Véronique Pestel, version poche
26 avril 2024, festival « Chants ouverts » à Saint-Vincent-de-Durfort,
C’est une Pestel de poche, formule à l’économie pour petit festival naissant et fragile, soucieux de ses comptes. Un peu comme le livre de poche l’est face à La Pléiade. Pas de Steinway cette fois-ci ni de prestigieux éclairages mais un clavier électrique et quelques projos : comme une formule faite maison, forcément plus intime. Et c’est bien, aussi ; ça nous intimide moins…
Pest’Of, ça fait certes best-of et c’est le cas : un florilège, le survol de quelques décennies et d’une dizaine d’albums, l’occasion de ré-entendre quelques titres abandonnés en chemin, laissés pour compte sur les bas-côtés d’un déjà bel itinéraire. « Après toutes ces années passées à mêler la parole des poètes à la mienne, je suis curieuse de ce voir ce que je raconte quand je parle toute seule. » Alors Pestel soliloque, se raconte, au passage nous instruit plus encore. Rien que de réentendre certaines chansons de Babels (un de mes disques de chevet) est pour moi rare enchantement… Autant que d’en découvrir d’autres, comme ces deux inédits, chansons de circonstance qui débutent son récital, revenant ainsi sur « une année blanche et combien d’années noires ».
Pest’Of, ça fait aussi un peu pestiférée, du moins ça en a la consonance : et ça lui va bien à Véronique. Pestiférée non en raison de sa scandaleuse absence des médias (cette infortune est commune, qu’elle partage avec bien trop de ses collègues de paroles pour s’en plaindre encore), mais comme les sorcières de jadis, aux cheveux roux, flamboyantes comme elle, femmes qui savent la magie et le poids des mots, les secrets de la poésie, la liberté de la littérature, qui soupèsent les maux qu’elles tentent, à leur manière, en alexandrins ou non, de sinon guérir au moins d’apaiser : il suffisait de bien peu alors – un regard, un mot incompris, une suspicion – pour se voir accuser de sorcellerie, de pouvoirs maléfiques, de diableries, et finir sur le bûcher. Moi je prétends que Pestel a de tels pouvoirs : il suffit de se laisser prendre par sa poésie pour guérir des petits bobos de l’âme. Son art est onguent, est calmant : c’est fou comme le beau et l’usage du beau peuvent faire du bien et pour longtemps je crois. Vraiment, l’idée d’une Pestel sorcière, ensorceleuse, envoûteuse, diseuse de bonne aventure, gorgone même, me satisfait. Fier d’en connaître une, d’avoir un peu de son amitié, recueillir sa confiance.

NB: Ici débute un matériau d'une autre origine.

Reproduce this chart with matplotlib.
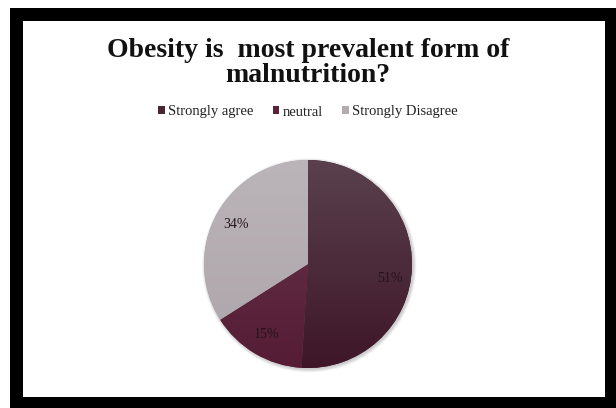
import numpy as np
import matplotlib.pyplot as plt
from matplotlib.patches import Rectangle, Patch, Circle
from matplotlib.colors import LinearSegmentedColormap

labels = ["Strongly agree", "neutral", "Strongly Disagree"]
shares = [51, 15, 34]

# top / bottom shade of each slice
top_colors = ["#5a414d", "#66374c", "#bbb4b8"]
bottom_colors = ["#3e1628", "#561c35", "#aca4a9"]
legend_colors = ["#4a2634", "#5a2339", "#b3abb0"]

W, H = 616, 408
fig = plt.figure(figsize=(W / 100, H / 100), dpi=100)
fig.patch.set_facecolor("white")


def px_rect(x0, y0, x1, y1, **kw):
    # rectangle given in pixel coords measured from the top-left corner
    return Rectangle((x0 / W, 1 - y1 / H), (x1 - x0) / W, (y1 - y0) / H,
                     transform=fig.transFigure, **kw)


fig.patches.append(px_rect(10, 8, 616, 408, facecolor="black", edgecolor="none", zorder=-2))
fig.patches.append(px_rect(23, 21, 605, 397, facecolor="white", edgecolor="none", zorder=-1))

serif = ["Liberation Serif", "DejaVu Serif"]

fig.text(0.5, 1 - 63 / H, "Obesity is  most prevalent form of\nmalnutrition?",
         ha="center", va="center", fontsize=20, fontweight="bold",
         family=serif, linespacing=0.98, color="#111111")

handles = [Patch(facecolor=c, edgecolor="none") for c in legend_colors]
fig.legend(handles, labels, loc="center", bbox_to_anchor=(0.5, 1 - 112 / H),
           ncol=3, frameon=False, prop={"family": serif, "size": 10.5},
           handlelength=0.45, handleheight=0.45, handletextpad=0.25,
           columnspacing=1.3, labelcolor="#222222")

# pie: centre (308, 264) px, radius 104 px
cx, cy, r, half = 308, 264, 104, 112
ax = fig.add_axes([(cx - half) / W, 1 - (cy + half) / H, 2 * half / W, 2 * half / H])
ax.set_zorder(2)
lim = half / r

# soft shadow under the pie
for k in range(6):
    ax.add_patch(Circle((0.012, -0.012), 1 + 0.006 * k, facecolor="#000000",
                        alpha=0.035, edgecolor="none", zorder=0))

wedges, texts, autotexts = ax.pie(
    shares, startangle=90, counterclock=False, colors=bottom_colors,
    autopct="%d%%", pctdistance=0.79, radius=1,
    wedgeprops={"linewidth": 0, "edgecolor": "none"},
    textprops={"family": serif, "fontsize": 10, "color": "#241419"})

grad = np.linspace(1, 0, 256).reshape(-1, 1)
for w, c_top, c_bot in zip(wedges, top_colors, bottom_colors):
    cmap = LinearSegmentedColormap.from_list("g", [c_bot, c_top])
    im = ax.imshow(grad, cmap=cmap, extent=[-1, 1, -1, 1], aspect="auto",
                   origin="upper", vmin=0, vmax=1, zorder=2)
    im.set_clip_path(w)

for t in autotexts:
    t.set_zorder(5)
# the big slice's label sits a little below the slice's mid line
x0, y0 = autotexts[0].get_position()
autotexts[0].set_position((x0, y0 - 0.11))

ax.set_xlim(-lim, lim)
ax.set_ylim(-lim, lim)
ax.set_aspect("equal")
ax.axis("off")

fig.savefig("out.png", dpi=100, facecolor="white")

Sa pratique n’est autre que de chanter ces mots qui nous interpellent, nous questionnent, nous séduisent, nous bouleversent, qui re-nuancent nos existences. L’élégance de ses vers, leur pertinence, leur sens, leur richesse sont la politesse de l’artiste. Une richesse alliée à leur paradoxale simplicité même si la rime est audacieuse et le verbe recherché.
Faut-il dire encore que Véronique Pestel est une possible définition du bonheur ?

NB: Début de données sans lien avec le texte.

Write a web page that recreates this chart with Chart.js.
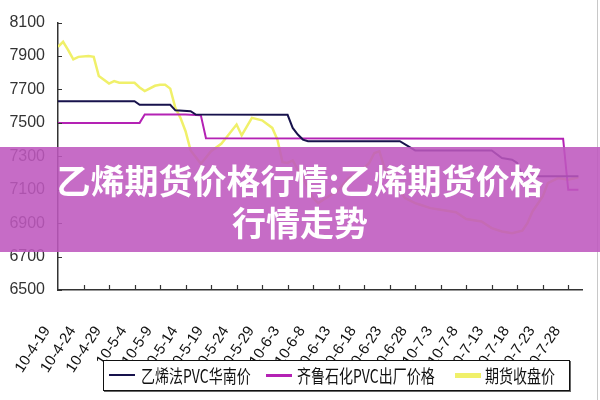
<!DOCTYPE html>
<html>
<head>
<meta charset="utf-8">
<script src="https://cdn.jsdelivr.net/npm/chart.js@4"></script>
<style>
  body { margin: 0; background: #fff; }
  #wrap { position: relative; width: 600px; height: 400px; overflow: hidden; }
  #edge { position: absolute; left: 597px; top: 0; width: 1px; height: 400px; background: #c8c8c8; }
  #banner {
    position: absolute; left: 0; top: 147px; width: 600px; height: 105px;
    background: rgba(190, 88, 190, 0.88);
    color: #fff; text-align: center;
    font: bold 34px "Noto Sans CJK SC", sans-serif; line-height: 42px;
    padding-top: 12px; box-sizing: border-box;
  }
  #legend {
    position: absolute; left: 103px; top: 360px; width: 467px; height: 31px;
    border: 1px solid #111; background: #fff; box-sizing: border-box;
    box-shadow: 1px 1px 0 #666;
  }
  .swatch { position: absolute; top: 14px; width: 26px; }
  .txt {
    position: absolute; top: 5px; white-space: nowrap; color: #111;
    font: 14px "Noto Sans CJK SC", sans-serif; line-height: 18px;
    transform: scaleY(1.3); transform-origin: left center;
  }
</style>
</head>
<body>
<div id="wrap">
  <canvas id="chart" width="600" height="400"></canvas>
  <div id="edge"></div>
  <div id="legend"></div>
  <div id="banner">乙烯期货价格行情:乙烯期货价格<br>行情走势</div>
</div>
<script>
// x values are days counted from 2010-4-19
const dateLabels = ['10-4-19', '10-4-24', '10-4-29', '10-5-4', '10-5-9', '10-5-14', '10-5-19',
    '10-5-24', '10-5-29', '10-6-3', '10-6-8', '10-6-13', '10-6-18', '10-6-23', '10-6-28',
    '10-7-3', '10-7-8', '10-7-13', '10-7-18', '10-7-23', '10-7-28'];
const yTicks = [6500, 6700, 6900, 7100, 7300, 7500, 7700, 7900, 8100];

const seriesNames = ['乙烯法PVC华南价', '齐鲁石化PVC出厂价格', '期货收盘价'];
const seriesColors = ['#17124c', '#b422b4', '#f0f06a'];

const southDays = [0, 15, 16, 22, 23, 26, 27, 45, 46, 47, 48, 49, 67, 70, 85, 87, 89, 90, 91, 102];
const southPrice = [7630, 7630, 7608, 7608, 7575, 7570, 7550, 7548, 7470, 7430, 7400, 7390, 7390, 7335, 7335, 7290, 7280, 7260, 7180, 7180];

const qiluDays = [0, 16, 17, 25, 28, 29, 99, 100, 102];
const qiluPrice = [7500, 7500, 7550, 7550, 7545, 7408, 7405, 7100, 7100];

const futDays = [0, 1, 2, 3, 4, 6, 7, 8, 10, 11, 12, 15, 16, 17, 19, 20, 21, 22, 23, 24, 25, 26, 28,
    30, 32, 33, 35, 36, 38, 40, 42, 43, 44, 45, 46, 47, 48, 49, 50, 51, 52, 55, 57, 59, 61, 62, 63,
    64, 66, 68, 70, 71, 73, 75, 78, 80, 83, 85, 87, 89, 91, 92, 93, 95, 96, 98, 100, 102];
const futPrice = [7955, 7985, 7935, 7880, 7895, 7900, 7895, 7780, 7735, 7750, 7740, 7740, 7712, 7690,
    7722, 7728, 7728, 7705, 7590, 7530, 7450, 7335, 7255, 7330, 7375, 7413, 7490, 7425, 7530, 7515,
    7470, 7400, 7265, 7260, 7275, 7220, 7170, 7110, 7050, 7020, 7040, 7100, 7170, 7200, 7260, 7320,
    7330, 7230, 7130, 7050, 7020, 7010, 6990, 6980, 6965, 6925, 6910, 6870, 6850, 6840, 6855, 6900,
    6970, 7060, 7140, 7170, 7160, 7175];

function toPoints(days, prices) {
    return days.map((d, i) => ({ x: d, y: prices[i] }));
}

// small tick marks pointing into the plot, like the original
const innerTicks = {
    id: 'innerTicks',
    afterDraw(chart) {
        const ctx = chart.ctx;
        const xs = chart.scales.x;
        const ys = chart.scales.y;
        ctx.save();
        ctx.strokeStyle = '#333';
        ctx.lineWidth = 1.2;
        ctx.beginPath();
        yTicks.forEach(v => {
            const py = Math.round(ys.getPixelForValue(v)) + 0.5;
            ctx.moveTo(xs.left, py);
            ctx.lineTo(xs.left + 4, py);
        });
        dateLabels.forEach((_, i) => {
            if (i === 0) return;
            const px = Math.round(xs.getPixelForValue(i * 5)) + 0.5;
            ctx.moveTo(px, ys.bottom);
            ctx.lineTo(px, ys.bottom - 5);
        });
        ctx.stroke();
        ctx.restore();
    }
};

new Chart(document.getElementById('chart'), {
    type: 'line',
    data: {
        datasets: [
            { label: seriesNames[0], data: toPoints(southDays, southPrice), borderColor: seriesColors[0], borderWidth: 2 },
            { label: seriesNames[1], data: toPoints(qiluDays, qiluPrice), borderColor: seriesColors[1], borderWidth: 2 },
            { label: seriesNames[2], data: toPoints(futDays, futPrice), borderColor: seriesColors[2], borderWidth: 2.5 }
        ]
    },
    options: {
        responsive: false,
        animation: false,
        devicePixelRatio: 1,
        elements: { point: { radius: 0 }, line: { tension: 0 } },
        layout: { padding: { top: 15, right: 18, left: 0, bottom: 0 } },
        plugins: { legend: { display: false }, tooltip: { enabled: false } },
        scales: {
            x: {
                type: 'linear',
                min: 0,
                max: 102.7,
                afterFit: scale => {
                    scale.height = 110;
                    scale.paddingLeft = 0;
                    scale.paddingRight = 0;
                },
                afterBuildTicks: scale => {
                    scale.ticks = dateLabels.map((_, i) => ({ value: i * 5 }));
                },
                grid: { drawOnChartArea: false, drawTicks: false },
                border: { color: '#333', width: 1.5 },
                ticks: {
                    autoSkip: false,
                    minRotation: 57,
                    maxRotation: 57,
                    padding: 33,
                    labelOffset: -11,
                    color: '#111',
                    font: { family: 'Liberation Sans', size: 15 },
                    callback: v => dateLabels[Math.round(v / 5)]
                }
            },
            y: {
                min: 6500,
                max: 8100,
                afterFit: scale => { scale.width = 58; },
                afterBuildTicks: scale => {
                    scale.ticks = yTicks.map(v => ({ value: v }));
                },
                grid: { drawOnChartArea: false, drawTicks: false },
                border: { color: '#333', width: 1.5 },
                ticks: {
                    padding: 13,
                    color: '#333',
                    font: { family: 'Liberation Sans', size: 16 },
                    callback: v => String(v)
                }
            }
        }
    },
    plugins: [innerTicks]
});

// legend box drawn over the lower labels, as in the source image
const legend = document.getElementById('legend');
const swatchX = [5, 162, 351];
const textX = [37, 193, 381];
const swatchH = [2, 3, 5];
seriesNames.forEach((name, i) => {
    const sw = document.createElement('div');
    sw.className = 'swatch';
    sw.style.left = swatchX[i] + 'px';
    sw.style.height = swatchH[i] + 'px';
    sw.style.marginTop = (-swatchH[i] / 2) + 'px';
    sw.style.background = seriesColors[i];
    legend.appendChild(sw);
    const tx = document.createElement('div');
    tx.className = 'txt';
    tx.style.left = textX[i] + 'px';
    tx.textContent = name;
    legend.appendChild(tx);
});
</script>
</body>
</html>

Le site de Véronique Pestel, c’est ici ; ce que NosEnchanteurs a déjà dit d’elle, c’est là.
L’intégrale du Pest-Of l’an passé à L’Esprit Frappeur de Lutry :
Je préfère « La vie va rag » et « Intérieur avec vue », sans oublier le premier (et le seul) 45 tours et ses deux merveilles « Mea culpa » et « L’aide ménagère », mais vous avez raison : Véronique Pestel est l’un des géants de la chanson actuelle et elle a toujours été scandaleusement ignorée et donc dissimulée au grand public. Que son site internet compte dans les 700 abonnés en dit long sur la façon dont ceux qui façonnent la société ignorent ce qu’est la poésie, sachant que les produits commerciaux diffusés à longueur de FM comptent leurs bénéfices en millions de consommateurs lobotomisés. « Paroles et musique », puis « Chorus » ne cessaient déjà de dénoncer l’obscurantisme volontaire des médias en matière de chanson, et les choses n’ont fait qu’empirer depuis. Au point que je me dis parfois que le point de non retour est atteint. Heureusement, il suffit d’écouter une chanson de Véronique Pestel (et de quelques autres) pour faire renaître l’espoir que l’amour du beau ne mourra jamais.